> _WHAT IS NEEDED_
Across the entries below, how many lines contain the word "this"? Give the number alone.

> _ITEMS_
━━━

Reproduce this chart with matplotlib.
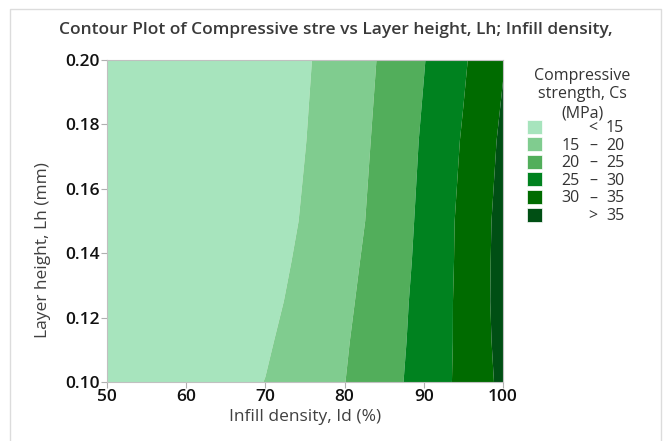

━━━

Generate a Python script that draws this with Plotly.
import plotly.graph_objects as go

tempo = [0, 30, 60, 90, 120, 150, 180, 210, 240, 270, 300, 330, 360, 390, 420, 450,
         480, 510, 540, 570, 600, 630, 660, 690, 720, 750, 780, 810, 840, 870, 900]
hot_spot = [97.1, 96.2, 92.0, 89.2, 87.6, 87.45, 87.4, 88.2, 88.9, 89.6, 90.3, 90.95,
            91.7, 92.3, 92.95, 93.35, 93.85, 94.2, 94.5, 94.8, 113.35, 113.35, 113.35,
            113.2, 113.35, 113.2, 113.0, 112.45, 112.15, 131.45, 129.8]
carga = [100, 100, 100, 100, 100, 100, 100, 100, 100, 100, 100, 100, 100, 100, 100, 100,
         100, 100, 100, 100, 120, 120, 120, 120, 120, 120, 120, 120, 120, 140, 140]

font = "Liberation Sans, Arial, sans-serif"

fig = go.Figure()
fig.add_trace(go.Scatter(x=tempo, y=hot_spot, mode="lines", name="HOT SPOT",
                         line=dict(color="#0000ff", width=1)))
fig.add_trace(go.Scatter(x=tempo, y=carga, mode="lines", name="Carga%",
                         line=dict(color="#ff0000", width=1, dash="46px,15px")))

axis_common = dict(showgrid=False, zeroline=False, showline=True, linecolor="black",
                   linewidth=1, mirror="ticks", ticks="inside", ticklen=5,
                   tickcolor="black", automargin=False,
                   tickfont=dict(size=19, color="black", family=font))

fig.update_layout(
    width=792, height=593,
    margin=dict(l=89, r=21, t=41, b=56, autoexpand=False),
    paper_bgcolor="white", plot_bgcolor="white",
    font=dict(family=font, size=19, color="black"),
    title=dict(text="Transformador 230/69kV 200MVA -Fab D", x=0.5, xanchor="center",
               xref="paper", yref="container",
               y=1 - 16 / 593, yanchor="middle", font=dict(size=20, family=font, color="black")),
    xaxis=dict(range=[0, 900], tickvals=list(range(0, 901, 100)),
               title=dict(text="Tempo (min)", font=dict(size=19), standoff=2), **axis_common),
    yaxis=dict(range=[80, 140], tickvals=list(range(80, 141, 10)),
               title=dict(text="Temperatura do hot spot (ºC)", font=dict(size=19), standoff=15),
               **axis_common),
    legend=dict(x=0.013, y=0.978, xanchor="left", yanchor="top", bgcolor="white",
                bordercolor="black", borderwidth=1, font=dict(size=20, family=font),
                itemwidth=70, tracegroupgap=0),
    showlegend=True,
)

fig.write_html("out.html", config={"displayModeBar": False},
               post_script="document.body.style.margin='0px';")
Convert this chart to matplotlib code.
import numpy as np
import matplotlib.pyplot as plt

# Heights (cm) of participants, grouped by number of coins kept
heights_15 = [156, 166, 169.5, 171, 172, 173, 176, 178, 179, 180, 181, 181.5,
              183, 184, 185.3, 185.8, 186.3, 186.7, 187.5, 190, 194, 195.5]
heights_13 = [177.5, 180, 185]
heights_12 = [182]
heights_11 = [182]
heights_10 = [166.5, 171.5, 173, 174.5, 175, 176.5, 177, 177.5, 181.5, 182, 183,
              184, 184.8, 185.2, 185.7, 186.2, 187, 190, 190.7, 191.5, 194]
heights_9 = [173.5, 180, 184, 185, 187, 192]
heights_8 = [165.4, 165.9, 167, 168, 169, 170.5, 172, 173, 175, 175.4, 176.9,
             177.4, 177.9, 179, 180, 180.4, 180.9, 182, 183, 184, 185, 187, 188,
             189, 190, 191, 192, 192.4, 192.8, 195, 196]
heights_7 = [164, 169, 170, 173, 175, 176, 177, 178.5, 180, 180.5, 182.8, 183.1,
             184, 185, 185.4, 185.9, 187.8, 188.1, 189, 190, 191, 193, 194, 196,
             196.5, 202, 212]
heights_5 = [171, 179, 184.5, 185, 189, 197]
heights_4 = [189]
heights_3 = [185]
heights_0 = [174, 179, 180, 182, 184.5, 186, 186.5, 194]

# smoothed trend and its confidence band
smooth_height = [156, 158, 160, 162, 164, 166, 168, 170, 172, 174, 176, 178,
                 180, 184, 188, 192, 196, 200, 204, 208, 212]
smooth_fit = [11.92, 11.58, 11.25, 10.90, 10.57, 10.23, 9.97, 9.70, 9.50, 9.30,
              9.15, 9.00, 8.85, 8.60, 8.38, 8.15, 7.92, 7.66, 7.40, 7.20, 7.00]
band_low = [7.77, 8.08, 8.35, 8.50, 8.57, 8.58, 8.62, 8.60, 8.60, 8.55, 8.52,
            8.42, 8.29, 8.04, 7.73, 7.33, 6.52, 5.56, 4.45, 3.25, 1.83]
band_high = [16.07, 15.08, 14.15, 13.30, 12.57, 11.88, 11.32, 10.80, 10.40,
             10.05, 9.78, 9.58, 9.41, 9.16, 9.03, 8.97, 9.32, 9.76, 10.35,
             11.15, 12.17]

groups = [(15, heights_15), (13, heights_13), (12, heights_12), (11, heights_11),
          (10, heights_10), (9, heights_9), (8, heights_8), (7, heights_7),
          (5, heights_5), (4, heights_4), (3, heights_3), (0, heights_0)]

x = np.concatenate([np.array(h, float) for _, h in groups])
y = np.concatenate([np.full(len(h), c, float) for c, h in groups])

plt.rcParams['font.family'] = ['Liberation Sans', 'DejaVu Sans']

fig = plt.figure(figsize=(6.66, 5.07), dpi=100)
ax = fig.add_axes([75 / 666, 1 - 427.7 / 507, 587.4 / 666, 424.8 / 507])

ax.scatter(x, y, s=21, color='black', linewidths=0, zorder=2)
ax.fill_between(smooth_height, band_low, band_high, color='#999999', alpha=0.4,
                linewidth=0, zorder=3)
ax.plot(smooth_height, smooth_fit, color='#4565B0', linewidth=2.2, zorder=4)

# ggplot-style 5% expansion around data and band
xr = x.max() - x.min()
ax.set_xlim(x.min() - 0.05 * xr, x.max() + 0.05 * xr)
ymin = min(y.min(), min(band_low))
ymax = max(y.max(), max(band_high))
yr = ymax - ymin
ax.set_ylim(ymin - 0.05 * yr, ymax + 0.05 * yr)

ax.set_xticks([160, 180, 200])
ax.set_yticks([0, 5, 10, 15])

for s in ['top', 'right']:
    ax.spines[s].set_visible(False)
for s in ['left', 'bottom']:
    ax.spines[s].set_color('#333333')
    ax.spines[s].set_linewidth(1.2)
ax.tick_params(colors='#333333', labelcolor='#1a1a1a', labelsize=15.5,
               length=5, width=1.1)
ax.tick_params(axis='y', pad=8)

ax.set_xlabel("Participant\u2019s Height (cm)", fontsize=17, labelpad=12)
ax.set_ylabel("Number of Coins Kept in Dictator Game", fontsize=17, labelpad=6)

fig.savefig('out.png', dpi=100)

━━━

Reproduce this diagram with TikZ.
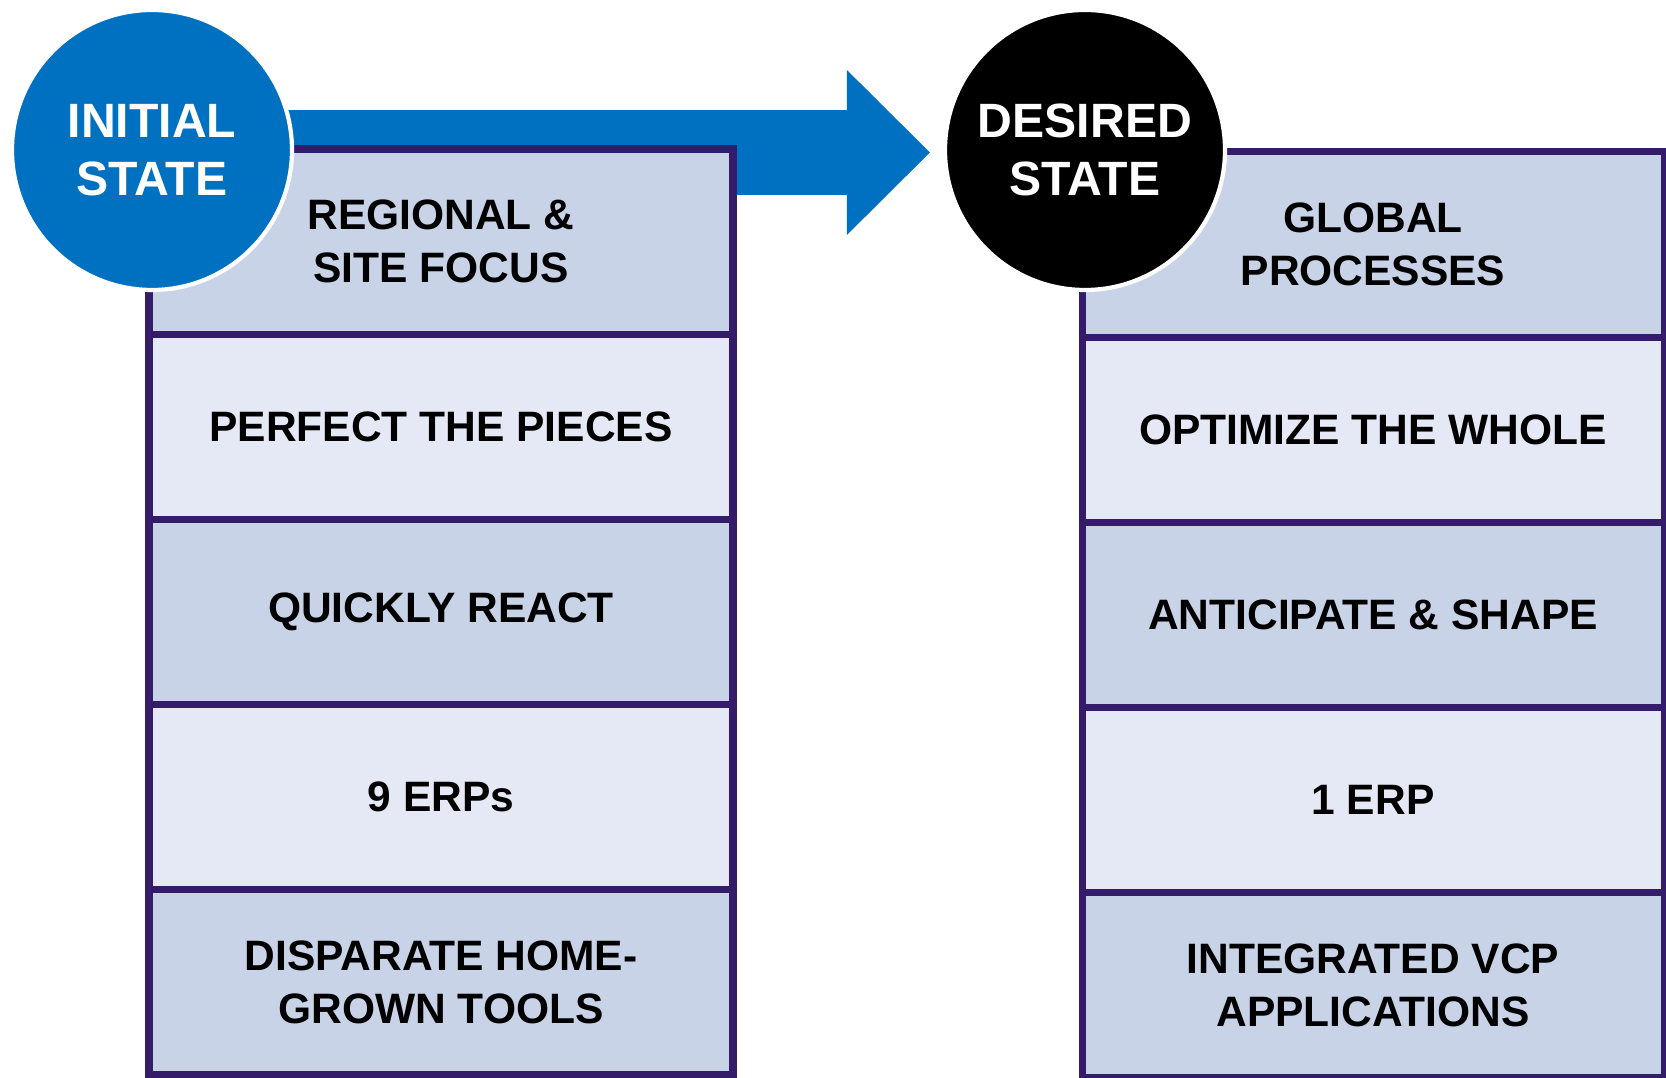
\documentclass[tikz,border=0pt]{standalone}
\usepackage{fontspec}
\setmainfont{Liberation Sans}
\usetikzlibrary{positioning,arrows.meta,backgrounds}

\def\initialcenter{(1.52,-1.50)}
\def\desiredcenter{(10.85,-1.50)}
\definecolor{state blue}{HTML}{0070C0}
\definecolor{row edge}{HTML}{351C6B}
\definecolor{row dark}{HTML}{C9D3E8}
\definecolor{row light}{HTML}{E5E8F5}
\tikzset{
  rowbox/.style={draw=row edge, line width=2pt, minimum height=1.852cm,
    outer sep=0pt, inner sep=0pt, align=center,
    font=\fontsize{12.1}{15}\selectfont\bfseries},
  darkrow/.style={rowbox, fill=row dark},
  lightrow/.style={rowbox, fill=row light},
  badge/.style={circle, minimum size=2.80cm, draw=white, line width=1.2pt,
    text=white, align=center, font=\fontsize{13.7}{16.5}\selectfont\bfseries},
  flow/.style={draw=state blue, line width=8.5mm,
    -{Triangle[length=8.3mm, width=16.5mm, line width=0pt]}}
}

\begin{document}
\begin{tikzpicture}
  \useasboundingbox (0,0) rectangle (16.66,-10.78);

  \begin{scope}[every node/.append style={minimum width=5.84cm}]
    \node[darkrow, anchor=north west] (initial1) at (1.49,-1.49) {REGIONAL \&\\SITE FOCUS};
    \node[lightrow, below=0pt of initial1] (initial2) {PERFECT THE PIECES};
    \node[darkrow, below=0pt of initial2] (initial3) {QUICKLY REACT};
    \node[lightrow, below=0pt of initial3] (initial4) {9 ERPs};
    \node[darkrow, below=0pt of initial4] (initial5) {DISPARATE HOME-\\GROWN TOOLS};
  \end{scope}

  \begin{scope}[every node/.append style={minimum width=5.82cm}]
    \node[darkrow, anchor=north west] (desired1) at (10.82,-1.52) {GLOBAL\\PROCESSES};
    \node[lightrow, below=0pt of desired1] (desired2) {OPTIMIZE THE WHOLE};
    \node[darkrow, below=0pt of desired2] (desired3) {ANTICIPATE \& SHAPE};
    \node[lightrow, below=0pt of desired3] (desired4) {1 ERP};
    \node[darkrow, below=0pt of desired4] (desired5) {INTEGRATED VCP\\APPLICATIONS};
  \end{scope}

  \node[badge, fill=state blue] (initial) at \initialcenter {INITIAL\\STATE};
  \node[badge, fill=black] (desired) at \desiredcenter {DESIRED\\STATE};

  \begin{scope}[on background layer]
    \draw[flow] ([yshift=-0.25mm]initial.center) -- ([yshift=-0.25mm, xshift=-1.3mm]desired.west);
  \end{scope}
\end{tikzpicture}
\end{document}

━━━

> _OUTPUT OF THE EXERCISE_
4